Plaintiffs also argued that having to proceed against Celtic in Utah presented serious inconvenience, and that if a Utah court applied Utah law instead of New Jersey law, plaintiffs would be prejudiced “in part, because its consumer protection laws are more restrictive than New Jersey’s and the statute of limitations under Utah law has already run on ‘certain’ unidentified claims.” Judge Natali disagreed on both counts.

“[T]he inconvenience exception applies when “trial in the contractual forum will be so gravely difficult and inconvenient that he will for all practical purposes be deprived his day in court.” That was not so on the record here. And on the choice of law issue, “[p]laintiffs have failed to engage in any meaningful conflict of law analysis to support their contention that the Utah court would apply Utah law to disputes arising from a contract entered in New Jersey or to other tortious actions occurring in this jurisdiction. And, Celtic itself maintained that New Jersey law applies to the underlying action” and asserted that on multiple different occasions.

There was, however, one bright spot for plaintiffs. Celtic had waited over eleven months after plaintiffs had filed their suit to invoke the forum selection clause, and in the interim, Celtic had filed a motion to dismiss the case without citing the forum selection provision. Plaintiffs contended that this constituted a waiver of that clause.

The Law Division had not “address[ed] these specific arguments, nor did it engage in necessary findings on the waiver issue.” Citing Cole v. Jersey City Med.
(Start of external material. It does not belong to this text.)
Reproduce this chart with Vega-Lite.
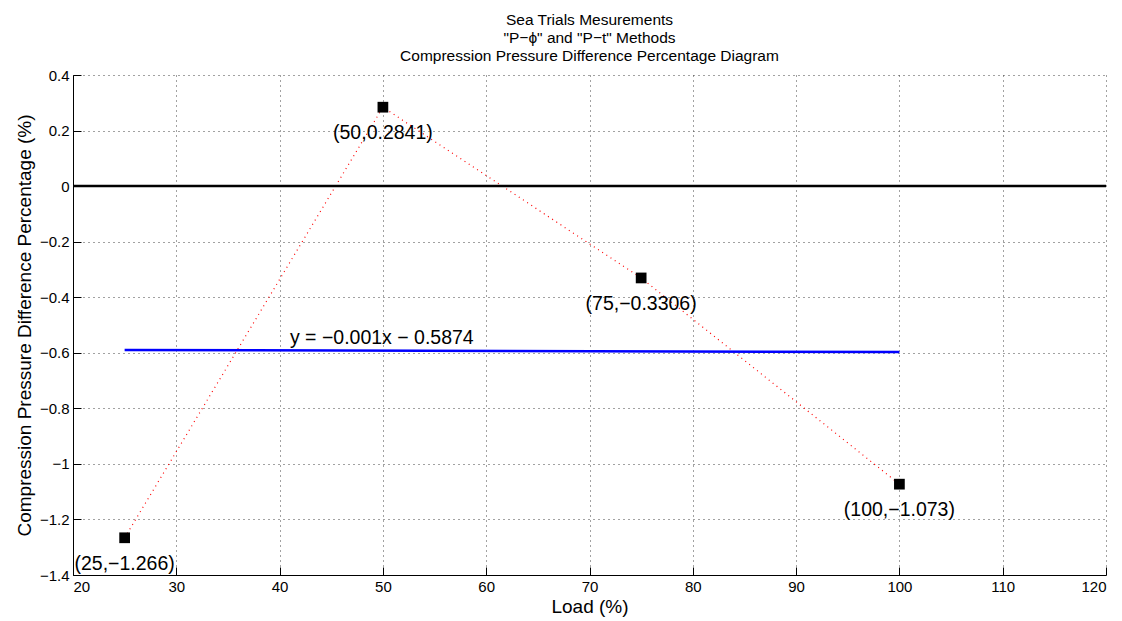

Ctr., 215 N.J. 265, 268 (2013), which had addressed whether and when a party waives an arbitration clause by litigating for a period of time without invoking that clause, as well as out-of-state authority that had addressed the waiver issue in the context of forum selection clauses suing criteria similar to that of Cole, the panel remanded the case for “necessary factual findings and legal conclusions through the prism of the Cole test” and for further proceedings depending on the lower court’s findings and conclusions on the waiver issue.